Having a chunky off-roader in Johannesburg makes sense since the term “urban jungle” resonates so strongly. It really is a jungle out there. You have wayward taxi drivers, absent-minded text-drivers and street-corner loiterers to contend with.
The assurance of being high up, with tons of metal around you should anything go wrong, is immeasurable. And then there’s the benefit of being able to climb things. Which leaves you smug, as you saunter up the pavement while everyone else in their hatchbacks and sedans struggle to find a parking spot. Vehicles like the Toyota FJ Cruiser certainly aren’t the first name in advanced motoring technology; but they boast a rugged, old-school charm that’s hard to resist.
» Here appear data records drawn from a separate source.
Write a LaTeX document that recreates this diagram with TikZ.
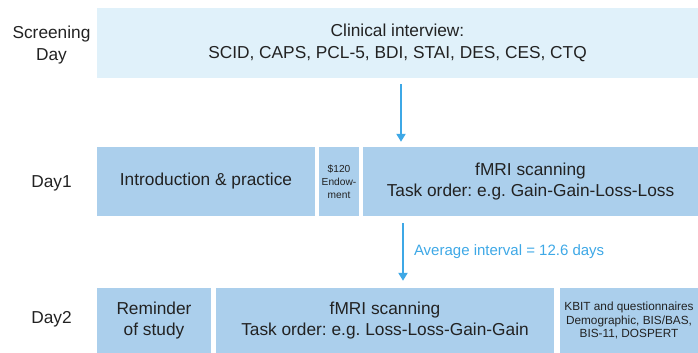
\documentclass[tikz,border=0pt]{standalone}
\usepackage{fontspec}
\setmainfont{Liberation Sans}
\usetikzlibrary{arrows.meta,calc}
\definecolor{scrfill}{HTML}{E0F1FA}
\definecolor{dayfill}{HTML}{ABCFEC}
\definecolor{arrblue}{HTML}{3EA8E6}
\definecolor{txt}{HTML}{222222}
\frenchspacing
\tikzset{
  box/.style={rectangle, inner sep=0pt, align=center, text=txt,
    font=\fontsize{17.3}{21.5}\selectfont},
  scrbox/.style={box, fill=scrfill},
  daybox/.style={box, fill=dayfill},
  smallbox/.style={daybox, font=\fontsize{10.2}{13}\selectfont},
  qbox/.style={daybox, font=\fontsize{11.8}{13.3}\selectfont},
  lbl/.style={align=center, text=txt, inner sep=0pt,
    font=\fontsize{17.3}{22}\selectfont},
  arr/.style={draw=arrblue, line width=2pt, -{Triangle[width=9pt,length=8pt]}},
  arrlbl/.style={text=arrblue, inner sep=0pt, font=\fontsize{15}{18}\selectfont},
}
\begin{document}
\begin{tikzpicture}[x=1pt,y=-1pt]
\useasboundingbox (0,0) rectangle (698,353);
% Row labels
\node[lbl] (lscr) at (51.5,45) {Screening\\Day};
\node[lbl] (ld1) at (51.5,183) {Day1};
\node[lbl] (ld2) at (51.5,319) {Day2};
% Screening day
\node[scrbox, minimum width=601pt, minimum height=70pt] (scr) at (397.5,43)
  {Clinical interview:\\SCID, CAPS, PCL-5, BDI, STAI, DES, CES, CTQ};
% Day 1
\node[daybox, minimum width=218pt, minimum height=69pt] (intro) at (206,181.5)
  {Introduction \& practice};
\node[smallbox, minimum width=40pt, minimum height=69pt] (endow) at (339,181.5)
  {\$120\\Endow-\\ment};
\node[daybox, minimum width=335pt, minimum height=69pt] (d1f) at (530.5,181.5)
  {fMRI scanning\\Task order: e.g. Gain-Gain-Loss-Loss};
% Day 2
\node[daybox, minimum width=114pt, minimum height=65pt] (rem) at (154,320.5)
  {Reminder\\of study};
\node[daybox, minimum width=338pt, minimum height=65pt] (d2f) at (385,320.5)
  {fMRI scanning\\Task order: e.g. Loss-Loss-Gain-Gain};
\node[qbox, minimum width=138pt, minimum height=65pt] (kbit) at (629,320.5)
  {KBIT and questionnaires\\Demographic, BIS/BAS,\\BIS-11, DOSPERT};
% Arrows
\coordinate (a1) at (401,0);
\coordinate (a2) at (403,0);
\draw[arr] ($(scr.south -| a1)+(0,6)$) -- ($(d1f.north -| a1)+(0,-5)$);
\draw[arr] ($(d1f.south -| a2)+(0,7)$) -- ($(d2f.north -| a2)+(0,-7)$)
  node[midway, right, xshift=10pt, arrlbl] (ival) {Average interval = 12.6 days};
\end{tikzpicture}
\end{document}
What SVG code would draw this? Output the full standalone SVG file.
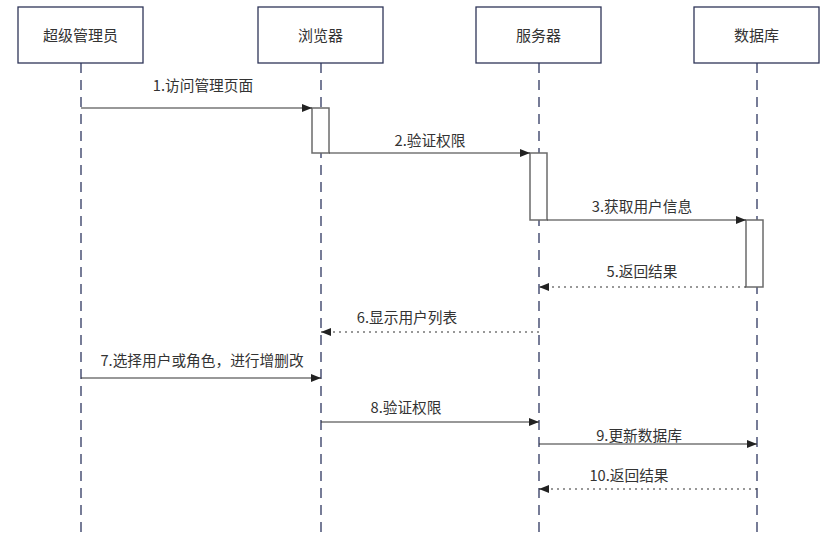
<svg xmlns="http://www.w3.org/2000/svg" width="839" height="537" viewBox="0 0 839 537">
<defs>
<style>
.box{fill:#fff;stroke:#2e3558;stroke-width:1.3}
.life{stroke:#2e3760;stroke-width:1.3;stroke-dasharray:10,7;fill:none}
.act{fill:#fff;stroke:#6b6b6b;stroke-width:1.5}
.msg{stroke:#333;stroke-width:1.2;fill:none}
.ret{stroke:#333;stroke-width:1.2;fill:none;stroke-dasharray:2,4}
.lbl{font-family:"Noto Sans CJK SC","Noto Sans",sans-serif;font-size:14.7px;fill:#333;text-anchor:middle}
.nlbl{font-family:"Noto Sans CJK SC","Noto Sans",sans-serif;font-size:15px;fill:#333;text-anchor:middle}
</style>
<marker id="ah" viewBox="0 0 10 10" refX="10" refY="5" markerWidth="10" markerHeight="10" markerUnits="userSpaceOnUse" orient="auto">
<path d="M0,1 L10,5 L0,9 Z" fill="#222"/>
</marker>
</defs>
<rect width="839" height="537" fill="#fff"/>
<g id="admin">
<rect class="box" x="18" y="7" width="125" height="56"/>
<text class="nlbl" x="80.5" y="41">超级管理员</text>
<line class="life" x1="81" y1="63" x2="81" y2="537"/>
</g>
<g id="browser">
<rect class="box" x="258" y="7" width="125" height="56"/>
<text class="nlbl" x="320.5" y="41">浏览器</text>
<line class="life" x1="321" y1="63" x2="321" y2="537"/>
</g>
<g id="server">
<rect class="box" x="476" y="7" width="125" height="56"/>
<text class="nlbl" x="538.5" y="41">服务器</text>
<line class="life" x1="539" y1="63" x2="539" y2="537"/>
</g>
<g id="database">
<rect class="box" x="694" y="7" width="125" height="56"/>
<text class="nlbl" x="756.5" y="41">数据库</text>
<line class="life" x1="757" y1="63" x2="757" y2="537"/>
</g>
<g id="activations">
<rect class="act" x="312" y="108" width="17" height="45"/>
<rect class="act" x="530" y="153" width="17" height="67"/>
<rect class="act" x="746" y="220" width="17" height="67"/>
</g>
<g id="connectors">
<line class="msg" x1="81" y1="108" x2="312" y2="108" marker-end="url(#ah)"/>
<line class="msg" x1="329" y1="153" x2="530" y2="153" marker-end="url(#ah)"/>
<line class="msg" x1="547" y1="220" x2="746" y2="220" marker-end="url(#ah)"/>
<line class="ret" x1="746" y1="287" x2="539" y2="287" marker-end="url(#ah)"/>
<line class="ret" x1="539" y1="332" x2="321" y2="332" marker-end="url(#ah)"/>
<line class="msg" x1="81" y1="378" x2="321" y2="378" marker-end="url(#ah)"/>
<line class="msg" x1="321" y1="422" x2="539" y2="422" marker-end="url(#ah)"/>
<line class="msg" x1="539" y1="444" x2="757" y2="444" marker-end="url(#ah)"/>
<line class="ret" x1="757" y1="489" x2="539" y2="489" marker-end="url(#ah)"/>
</g>
<g id="labels">
<text class="lbl" x="203" y="91">1.访问管理页面</text>
<text class="lbl" x="430" y="146">2.验证权限</text>
<text class="lbl" x="642" y="212">3.获取用户信息</text>
<text class="lbl" x="642" y="277">5.返回结果</text>
<text class="lbl" x="407" y="323">6.显示用户列表</text>
<text class="lbl" x="202" y="366">7.选择用户或角色，进行增删改</text>
<text class="lbl" x="406" y="413">8.验证权限</text>
<text class="lbl" x="639" y="441">9.更新数据库</text>
<text class="lbl" x="629" y="481">10.返回结果</text>
</g>
</svg>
The FJ Cruiser has been around for a while now, but as counterparts like the Jeep Wrangler have proven, the simplistic styling of these vehicles always stay in vogue. With its large round eyes upfront and air-sucking snout integrated into the hood, it looks like the motoring equivalent of a bear. Our tester wore the panda colour scheme with black on the body and white on the roof.
This goes without saying: the FJ gets respect wherever it tracks. Prepare to be given way in traffic and see annoying tailgaters stop their antics. Novelties like the suicide doors a la Rolls-Royce Phantom (and Opel Meriva) impressed and make getting into its slightly cramped rear quarters much easier. Fair enough, there’s ample width to stretch arms back there – but legroom is lacking.
Under the hood sits a six-cylinder lump that’s surprisingly quiet and smooth tootling around town. Progression is steady when you’re light on the accelerator pedal, but floor it and the FJ makes a mighty roar. A five-speed automatic takes care of shifts.
We weren’t expecting the FJ to be as pleasant on the daily drive as it was; perhaps we were tainted by its rough-and-tumble agricultural sibling the Land Cruiser with its lack of creature comforts. This is an authentic urban cruiser that moves along fuss-free over potholes and rippled surfaces. Although in traffic it does tend to pitch back and forth like a small boat. On the freeway the FJ settles happily around the national limit; don’t expect much more – it does have the aerodynamic properties of a brick after all.
Basic but functional
The cabin feels undoubtedly better than its rival from Jeep. Much like its counterpart; it is a sea of plastics – but in this case the surfaces are a little nicer to touch and insulation levels are more acceptable. The audio system incorporates a USB port and Bluetooth, but the interface looks dated as does the driver’s instrument panel. In addition to the odometer; there’s a trip meter but no information displays like range and current consumption.
All the necessities are included; the handy reverse camera is most appreciated when parking something of this heft. Cruise control, air-conditioning, satellite audio controls as well as front, side and curtain airbags are part of the package. Inside the FJ you’ll also never be wanting more additional storage space: there’s an abundance of cubbies and nooks.
Old but good
We suppose the fact that the FJ Cruiser isn’t the most cutting-edge tool out there can be forgiven. The average buyer knows what he or she is getting: tons of street-credibility, unfaltering ability on the rough stuff and of course, pavement-hopping ability in the city. The Toyota FJ Cruiser is a veritable bad boy and we love it.
The Technical Stuff:
Model: 2014 Toyota FJ Cruiser
Price: R490 800
Engine: Four-litre, V6, normally-aspirated
Power and Torque: 200kW and 380Nm
Fuel Consumption: 11.4l/100km (Claimed)
Test Mileage: 450 kilometres
Praises: Bad boy persona, rugged, immensely capable off-road, surprisingly decent road manners.
Gripes: Old technology, many might find better sense in a similarly-priced crossover from one of the premium marques.